Anything material gets a contractor bid, and the bid goes into the underwriting before the offer.

The mistake to avoid

The single biggest underwriting error we see in East TN: using Nashville-level rent appreciation assumptions. Knoxville rents grow roughly 2–3% per year in a healthy market, not the 6–8% the YouTube gurus quote off Nashville's 2021 print. If your 5-year pro forma only works with aggressive rent growth, you don't have a deal — you have a bet, and the house always catches up.

One last sanity check

Before you sign anything, ask a property manager who actively leases in that zip code: "If I bought this tomorrow at $X, would you put your own money in?" PMs see the move-out reports, the eviction filings, and the rent comps the MLS doesn't surface. A 10-minute call has saved more East Tennessee investors from bad acquisitions than any spreadsheet ever has.
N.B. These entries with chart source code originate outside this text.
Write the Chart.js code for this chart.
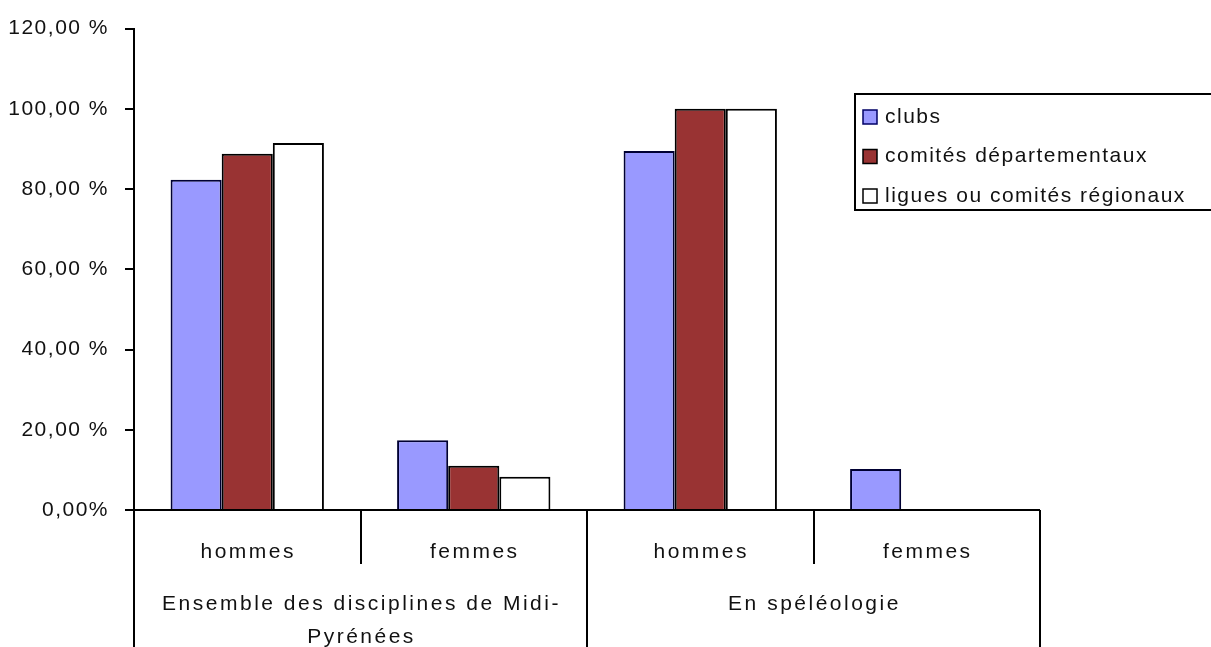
<!DOCTYPE html>
<html>
<head>
<meta charset="utf-8">
<script src="https://cdn.jsdelivr.net/npm/chart.js@4/dist/chart.umd.min.js"></script>
<style>
  html, body { margin: 0; padding: 0; background: #fff; }
  canvas { display: block; }
</style>
</head>
<body>
<canvas id="c" width="1211" height="647"></canvas>
<script>
// ---- data ----
const categories = ["hommes", "femmes", "hommes", "femmes"];
const groupLabels = [["Ensemble des disciplines de Midi-", "Pyrénées"], ["En spéléologie"]];
const groupSpans = [[0, 1], [2, 3]];
const seriesNames = ["clubs", "comités départementaux", "ligues ou comités régionaux"];
const clubs = [82.3, 17.4, 89.5, 10.2];
const comites = [88.8, 11.0, 100, 0];
const ligues = [91.5, 8.3, 100, 0];
const yTickValues = [0, 20, 40, 60, 80, 100, 120];
const yTickLabels = ["0,00%", "20,00 %", "40,00 %", "60,00 %", "80,00 %", "100,00 %", "120,00 %"];

const FONT = "Liberation Sans";
const TEXT = "#111";

const overlay = {
  id: "overlay",
  beforeDraw(chart) {
    chart.ctx.letterSpacing = "1.5px";
  },
  afterDraw(chart) {
    const ctx = chart.ctx;
    const xs = chart.scales.x, ys = chart.scales.y;
    const area = chart.chartArea;
    const n = categories.length;
    const w = (area.right - area.left) / n;
    const y0 = ys.getPixelForValue(0);
    const H = chart.height;
    ctx.save();
    ctx.strokeStyle = "#000";
    ctx.lineWidth = 2;
    // horizontal axis at 0
    ctx.beginPath();
    ctx.moveTo(area.left, y0);
    ctx.lineTo(area.left + n * w, y0);
    ctx.stroke();
    // category / group boundaries
    for (let i = 0; i <= n; i++) {
      const bx = Math.round(area.left + i * w);
      const isGroupEdge = groupSpans.some(s => s[0] === i || s[1] + 1 === i);
      ctx.beginPath();
      ctx.moveTo(bx, y0);
      ctx.lineTo(bx, isGroupEdge ? H : y0 + 54);
      ctx.stroke();
    }
    // category labels
    ctx.letterSpacing = "2.5px";
    ctx.fillStyle = TEXT;
    ctx.font = "21px '" + FONT + "'";
    ctx.textAlign = "center";
    ctx.textBaseline = "middle";
    categories.forEach((c, i) => {
      ctx.fillText(c, xs.getPixelForValue(i) + 1, y0 + 42);
    });
    // group labels
    groupLabels.forEach((lines, g) => {
      const [a, b] = groupSpans[g];
      const cx = (area.left + a * w + area.left + (b + 1) * w) / 2;
      lines.forEach((ln, k) => {
        ctx.fillText(ln, cx + 1, y0 + 94 + k * 33);
      });
    });
    // legend
    ctx.letterSpacing = "1.5px";
    const lx = 855, ly = 94, lh = 116;
    ctx.fillStyle = "#fff";
    ctx.fillRect(lx, ly, 400, lh);
    ctx.strokeStyle = "#000";
    ctx.lineWidth = 2;
    ctx.strokeRect(lx, ly, 400, lh);
    ctx.textAlign = "left";
    chart.data.datasets.forEach((ds, i) => {
      const cy = ly + 23 + i * 39.5;
      ctx.fillStyle = ds.backgroundColor;
      ctx.fillRect(863, cy - 7, 14, 14);
      ctx.lineWidth = 1.5;
      ctx.strokeStyle = i === 0 ? "#000066" : "#000";
      ctx.strokeRect(863, cy - 7, 14, 14);
      ctx.fillStyle = TEXT;
      ctx.fillText(ds.label, 885, cy);
    });
    ctx.restore();
    ctx.letterSpacing = "0px";
  }
};

new Chart(document.getElementById("c"), {
  type: "bar",
  data: {
    labels: categories,
    datasets: [
      { label: seriesNames[0], data: clubs, backgroundColor: "#9999FF", borderColor: "#000033", borderWidth: 2 },
      { label: seriesNames[1], data: comites, backgroundColor: "#993333", borderColor: "#000", borderWidth: 2 },
      { label: seriesNames[2], data: ligues, backgroundColor: "#FFFFFF", borderColor: "#000", borderWidth: 2 }
    ]
  },
  options: {
    responsive: false,
    animation: false,
    events: [],
    layout: { padding: { top: 23, right: 171, bottom: 137, left: 0 } },
    plugins: { legend: { display: false }, tooltip: { enabled: false } },
    datasets: { bar: { categoryPercentage: 0.677, barPercentage: 1.0 } },
    scales: {
      x: { display: false },
      y: {
        min: 0, max: 120,
        afterFit(s) { s.width = 134; },
        afterBuildTicks(s) { s.ticks = yTickValues.map(v => ({ value: v })); },
        border: { display: true, color: "#000", width: 2 },
        grid: { drawOnChartArea: false, drawTicks: true, tickLength: 9, color: "#000", lineWidth: 2 },
        ticks: {
          padding: 16,
          color: TEXT,
          font: { family: FONT, size: 21 },
          callback: (v) => yTickLabels[yTickValues.indexOf(v)]
        }
      }
    }
  },
  plugins: [overlay]
});
</script>
</body>
</html>
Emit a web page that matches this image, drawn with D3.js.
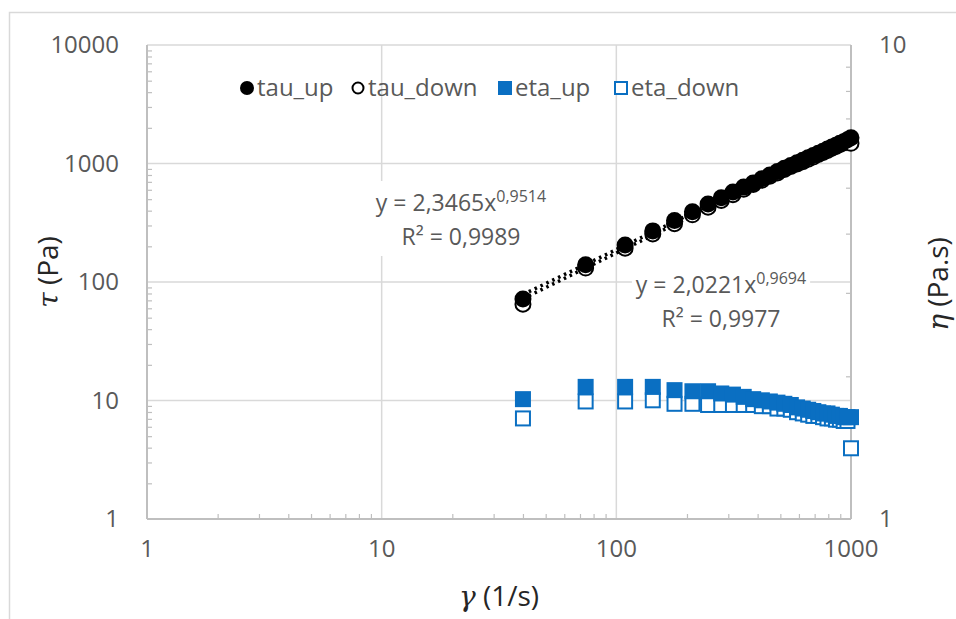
<!DOCTYPE html>
<html>
<head>
<meta charset="utf-8">
<script src="https://cdn.jsdelivr.net/npm/d3@7"></script>
<style>
  html, body { margin: 0; padding: 0; background: #ffffff; }
  svg { display: block; }
  .tick-label { font-family: "Open Sans", "DejaVu Sans", sans-serif; font-size: 24px; fill: #595959; }
  .legend-label { font-family: "Open Sans", "DejaVu Sans", sans-serif; font-size: 24px; fill: #595959; }
  .eq-label { font-family: "Open Sans", "DejaVu Sans", sans-serif; font-size: 23px; fill: #595959; }
  .axis-title { font-family: "Open Sans", "DejaVu Sans", sans-serif; font-size: 28px; fill: #262626; }
  .sym { font-family: "DejaVu Serif", serif; font-style: italic; }
</style>
</head>
<body>
<svg id="chart" width="956" height="619"></svg>
<script>
// Shear rate (1/s)
const gamma = [40, 74, 109, 143, 177, 211, 246, 280, 314, 349, 383, 417, 451, 486, 520,
               554, 589, 623, 657, 691, 726, 760, 794, 829, 863, 897, 931, 966, 1000];
// Shear stress, ramp up / ramp down (Pa)
const tauUp = [72, 140, 205, 270, 330, 392, 456, 515, 574, 632, 686, 742, 798, 855, 910,
               964, 1013, 1065, 1117, 1168, 1220, 1269, 1326, 1376, 1424, 1480, 1527, 1584, 1650];
const tauDown = [65, 131, 193, 254, 310, 369, 428, 487, 546, 607, 666, 721, 780, 831, 889,
                 942, 990, 1035, 1084, 1133, 1191, 1239, 1286, 1343, 1389, 1444, 1490, 1530, 1480];
// Viscosity, ramp up / ramp down (Pa.s)
const etaUp = [1.79, 1.90, 1.90, 1.90, 1.87, 1.86, 1.86, 1.84, 1.83, 1.81, 1.79, 1.78, 1.77, 1.76, 1.75,
               1.74, 1.72, 1.71, 1.70, 1.69, 1.68, 1.67, 1.67, 1.66, 1.65, 1.65, 1.64, 1.64, 1.64];
const etaDown = [1.63, 1.77, 1.77, 1.78, 1.75, 1.75, 1.74, 1.74, 1.74, 1.74, 1.74, 1.73, 1.73, 1.71, 1.71,
                 1.70, 1.68, 1.67, 1.66, 1.65, 1.65, 1.64, 1.63, 1.63, 1.62, 1.62, 1.61, 1.61, 1.41];

// Power-law trendlines (tau_up, tau_down)
const fitCoef = [2.3465, 2.0221];
const fitExp = [0.9514, 0.9694];
const fitR2 = ["0,9989", "0,9977"];

// Axis ticks
const xTicks = [1, 10, 100, 1000];
const yTicks = [1, 10, 100, 1000, 10000];
const y2Ticks = [1, 10];
const legendNames = ["tau_up", "tau_down", "eta_up", "eta_down"];

const BLUE = "#0a6fc2";
const GRID = "#d9d9d9";
const AXIS = "#bfbfbf";

const svg = d3.select("#chart");

// outer chart-area frame
svg.append("rect").attr("x", 9.5).attr("y", 12.5).attr("width", 1000).attr("height", 700)
  .attr("fill", "none").attr("stroke", "#d9d9d9").attr("stroke-width", 1.5);

const plot = { left: 147, right: 851, top: 45, bottom: 519 };

const x = d3.scaleLog().domain([1, 1000]).range([plot.left, plot.right]);
const y = d3.scaleLog().domain([1, 10000]).range([plot.bottom, plot.top]);
const y2 = d3.scaleLog().domain([1, 10]).range([plot.bottom, plot.top]);

// minor tick values for each log axis
function minors(domain) {
  const out = [];
  for (let p = Math.log10(domain[0]); p < Math.log10(domain[1]); p++) {
    for (let k = 2; k <= 9; k++) out.push(k * Math.pow(10, p));
  }
  return out;
}

// gridlines
const g = svg.append("g");
g.selectAll(".hgrid").data(yTicks.slice(1)).join("line")
  .attr("x1", plot.left).attr("x2", plot.right)
  .attr("y1", d => y(d)).attr("y2", d => y(d))
  .attr("stroke", GRID).attr("stroke-width", 1.5);
g.selectAll(".vgrid").data(xTicks.slice(1, 3)).join("line")
  .attr("x1", d => x(d)).attr("x2", d => x(d))
  .attr("y1", plot.top).attr("y2", plot.bottom)
  .attr("stroke", GRID).attr("stroke-width", 1.5);

// axes (minor ticks pointing into the plot, labels drawn separately)
const xAxis = d3.axisTop(x).tickValues(minors(x.domain())).tickSize(5).tickFormat("");
svg.append("g").attr("transform", `translate(0,${plot.bottom})`).call(xAxis)
  .call(s => s.select(".domain").remove())
  .call(s => s.selectAll("line").attr("stroke", AXIS).attr("stroke-width", 1.2));
const yAxis = d3.axisRight(y).tickValues(minors(y.domain())).tickSize(5).tickFormat("");
svg.append("g").attr("transform", `translate(${plot.left},0)`).call(yAxis)
  .call(s => s.select(".domain").remove())
  .call(s => s.selectAll("line").attr("stroke", AXIS).attr("stroke-width", 1.2));
const y2Axis = d3.axisLeft(y2).tickValues(minors(y2.domain())).tickSize(5).tickFormat("");
svg.append("g").attr("transform", `translate(${plot.right},0)`).call(y2Axis)
  .call(s => s.select(".domain").remove())
  .call(s => s.selectAll("line").attr("stroke", AXIS).attr("stroke-width", 1.2));

// axis lines
svg.append("line").attr("x1", plot.left).attr("x2", plot.right).attr("y1", plot.bottom).attr("y2", plot.bottom)
  .attr("stroke", AXIS).attr("stroke-width", 2);
svg.append("line").attr("x1", plot.left).attr("x2", plot.left).attr("y1", plot.top).attr("y2", plot.bottom)
  .attr("stroke", AXIS).attr("stroke-width", 2);
svg.append("line").attr("x1", plot.right).attr("x2", plot.right).attr("y1", plot.top).attr("y2", plot.bottom)
  .attr("stroke", AXIS).attr("stroke-width", 2);

// tick labels
svg.selectAll(".xl").data(xTicks).join("text").attr("class", "tick-label")
  .attr("x", d => x(d)).attr("y", 557).attr("text-anchor", "middle").text(d => d);
svg.selectAll(".yl").data(yTicks).join("text").attr("class", "tick-label")
  .attr("x", 119).attr("y", d => y(d) + 8).attr("text-anchor", "end").text(d => d);
svg.selectAll(".y2l").data(y2Ticks).join("text").attr("class", "tick-label")
  .attr("x", 879).attr("y", d => y2(d) + 8).attr("text-anchor", "start").text(d => d);

// axis titles
const tx = svg.append("text").attr("class", "axis-title").attr("text-anchor", "middle")
  .attr("transform", "translate(58,272) rotate(-90)");
tx.append("tspan").attr("class", "sym").text("τ");
tx.append("tspan").text(" (Pa)");
const xt = svg.append("text").attr("class", "axis-title").attr("text-anchor", "middle")
  .attr("x", 499).attr("y", 606);
xt.append("tspan").attr("class", "sym").text("γ");
xt.append("tspan").text(" (1/s)");
const yt2 = svg.append("text").attr("class", "axis-title").attr("text-anchor", "middle")
  .attr("transform", "translate(948,284) rotate(-90)");
yt2.append("tspan").attr("class", "sym").text("η");
yt2.append("tspan").text(" (Pa.s)");

// trendlines (power law: straight on log-log)
const xr = [gamma[0], gamma[gamma.length - 1]];
fitCoef.forEach((c, i) => {
  const pts = xr.map(v => [x(v), y(c * Math.pow(v, fitExp[i]))]);
  svg.append("path").attr("d", d3.line()(pts))
    .attr("fill", "none").attr("stroke", "#000").attr("stroke-width", 3.5)
    .attr("stroke-dasharray", "2.5,4");
});

const R = 8.5, S = 16;
const pts = svg.append("g");

// tau_down (open circles)
pts.selectAll(".td").data(gamma).join("circle")
  .attr("cx", d => x(d)).attr("cy", (d, i) => y(tauDown[i])).attr("r", R - 1)
  .attr("fill", "#fff").attr("stroke", "#000").attr("stroke-width", 2);
// tau_up (filled circles)
pts.selectAll(".tu").data(gamma).join("circle")
  .attr("cx", d => x(d)).attr("cy", (d, i) => y(tauUp[i])).attr("r", R)
  .attr("fill", "#000");
// eta_down (open squares)
pts.selectAll(".ed").data(gamma).join("rect")
  .attr("x", d => x(d) - (S - 2) / 2).attr("y", (d, i) => y2(etaDown[i]) - (S - 2) / 2)
  .attr("width", S - 2).attr("height", S - 2)
  .attr("fill", "#fff").attr("stroke", BLUE).attr("stroke-width", 2);
// eta_up (filled squares)
pts.selectAll(".eu").data(gamma).join("rect")
  .attr("x", d => x(d) - S / 2).attr("y", (d, i) => y2(etaUp[i]) - S / 2)
  .attr("width", S).attr("height", S).attr("fill", BLUE);

// trendline equations
function equation(cx, cy, i) {
  const grp = svg.append("g");
  const bg = grp.append("rect").attr("fill", "#fff");
  const t1 = grp.append("text").attr("class", "eq-label").attr("x", cx).attr("y", cy).attr("text-anchor", "middle");
  t1.append("tspan").text("y = " + fitCoef[i].toFixed(4).replace(".", ",") + "x");
  t1.append("tspan").attr("font-size", "16px").attr("dy", -9).text(fitExp[i].toFixed(4).replace(".", ","));
  const t2 = grp.append("text").attr("class", "eq-label").attr("x", cx).attr("y", cy + 34).attr("text-anchor", "middle")
    .text("R² = " + fitR2[i]);
  const b1 = t1.node().getBBox(), b2 = t2.node().getBBox();
  const x0 = Math.min(b1.x, b2.x) - 4, x1 = Math.max(b1.x + b1.width, b2.x + b2.width) + 4;
  bg.attr("x", x0).attr("y", b1.y - 4).attr("width", x1 - x0).attr("height", b2.y + b2.height - b1.y + 8);
}
equation(461, 211, 0);
equation(721, 293, 1);

// legend
const lg = svg.append("g").attr("transform", "translate(0,88)");
const legendX = [247, 358, 505, 621];
legendNames.forEach((name, i) => {
  const cx = legendX[i];
  if (i === 0) lg.append("circle").attr("cx", cx).attr("cy", 0).attr("r", 7).attr("fill", "#000");
  if (i === 1) lg.append("circle").attr("cx", cx).attr("cy", 0).attr("r", 5.5).attr("fill", "#fff").attr("stroke", "#000").attr("stroke-width", 2);
  if (i === 2) lg.append("rect").attr("x", cx - 7).attr("y", -7).attr("width", 14).attr("height", 14).attr("fill", BLUE);
  if (i === 3) lg.append("rect").attr("x", cx - 6).attr("y", -6).attr("width", 12).attr("height", 12).attr("fill", "#fff").attr("stroke", BLUE).attr("stroke-width", 2);
  lg.append("text").attr("class", "legend-label").attr("x", cx + 10).attr("y", 8).text(name);
});
</script>
</body>
</html>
Frequently asked questions

What is a good cash-on-cash return for a rental property in Knoxville?

In 2026, a clean Knoxville buy-and-hold should target 7–10% cash-on-cash on a DSCR loan with 25% down. Anything above 10% usually involves either a BRRRR, a multifamily, or a value-add that needs underwriting scrutiny — the numbers may be inflated by assumptions, not reality.

What expense ratio should I use for East Tennessee rentals?

Use 40–50% of gross rent for operating expenses on single-family (including taxes, insurance, vacancy, maintenance, capex reserves, and property management). Newer/turnkey homes can come in at 35–40%. Older homes or anything pre-1970 should be underwritten at 50%+.

How do I calculate ARV in Knoxville?

Pull at least three sold comps within 0.5 miles, sold in the last 6 months, with similar bedroom count, bath count, square footage (±15%), and condition. Adjust for finishes, garage, and lot size. Do not use active listings or Zestimates as ARV.

What property management fees should I budget in Knoxville?

Standard Knoxville PM fees are 8–10% of collected rent, plus a leasing fee of 50–100% of one month's rent at each turnover. Some PMs charge a flat monthly fee on multifamily.